UltraHD is “Limited” but Growing

SES hosted a conference in London at the end of September, providing updates on the UltraHD rollout.

Chris Forrester, journalist for outlets including Inside Satellite and Advanced Television, said that the format has taken “huge steps forward” over the last six months. UltraHD channels have been launched worldwide, and not only in mature markets. India, for example, now has access to UltraHD content.

SES is broadcasting several UltraHD channels from its 19.2° East position. The interesting point was that these channels are not from the pay-TV community; it was originally thought that pay-TV companies would drive the push to higher resolutions.

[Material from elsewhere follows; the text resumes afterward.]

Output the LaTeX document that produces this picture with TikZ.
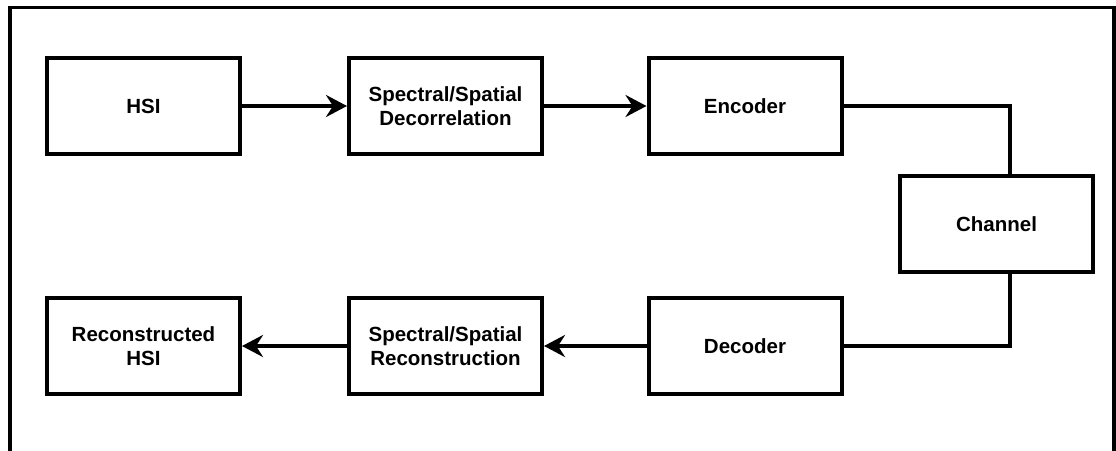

Nick Simon of GfK said, last year, 50″+ TVs represented 25% of global market value. In 2015, sales have already reached 36% of value, with three monhs of the year still remaining. Affordabilty is a driver here – set prices are falling, but more are being sold. For example, a 48″ TV now costs about £975 ($1,480). Sales of large TVs have passed 500,000 in the Q1-Q3 period. In 2017, Simon expects sales to pass 3 million.

In a panel session David Klafkowski, MD of post-production house, The Farm, said that there is now “a genuine push” to drive HDR content; the combination of large TV sizes, more pixels and better content is very compelling. In the same session Thomas Wrede of SES said that he saw a world with more than 1,000 UltraHD channels by 2025 – 225 of them in Europe. He also boasted about satellite’s efficiency, saying that two UltraHD channels can be carried on a single transponder. Closing the session Andy Quested, BBC’s head of technology, said that the broadcaster would not charge a premium for access to UltraHD services (older UK readers might remember that the BBC did this with colour TV – TA).

The first Dolby Vision TV will be launched on the 6th October (it has now been launched: see Dolby Vision Arrives With Vizio), said Ian Lowe – senior manager (EMEA) of Imaging at Dolby Labs. He said that Warner Bros and Sony will release content in the Dolby Vision HDR format, and Vudu has been confirmed as the company’s first Dolby Vision streaming partner.

Dolby Vision currently uses brightness levels up to 40 times brighter than current standards. Lowe said that as displays improve, it will be capable of delivering up to 100 times more brightness than is possible today.

UltraHD Phase 1 (which only encompasses higher resolutin) has been a limited success, said Thierry Fautier, VP of video strategy at Harmonic. Only “a handful” of countries are currently offering such services. However, this is expected to change when Phase 2 (which includes ‘better pixels’: HDR, WCG and HFR) is rolled out in 2017 and 2018. Fautier quoted data from Parks Associates, which estimates that more than 40 million US homes will take UltraHD pay-TV services by 2018.

A panel session followed, with Fautier, Wrede, Richard Lindsay-Davies (CEO of the Digital Television Group) and Eric Achtmann (co-founder of V-Nova). All agreed that more needs to be done to educate consumers about UltraHD.

Lindsay-Davies said that, as 2015 continues, the DTG will work more closely with retailers to brief them on the benefits of new displays. He added that there needs to be a “step change” for the format to be successful: a combination of various elements (such as WCG and HDR), which then need to be translated into studio workflows and distribution.

On the retail panel, members (including representatives of LG, Sony and Samsung) called for more training of shop floor sales staff selling UltraHD products. John Adam of Samsung emphasised the importance of using the Digitaleurope logo.

At the conclusion of the event, Forrester said that Freesat and SES are launching a private UltraHD demo channel together.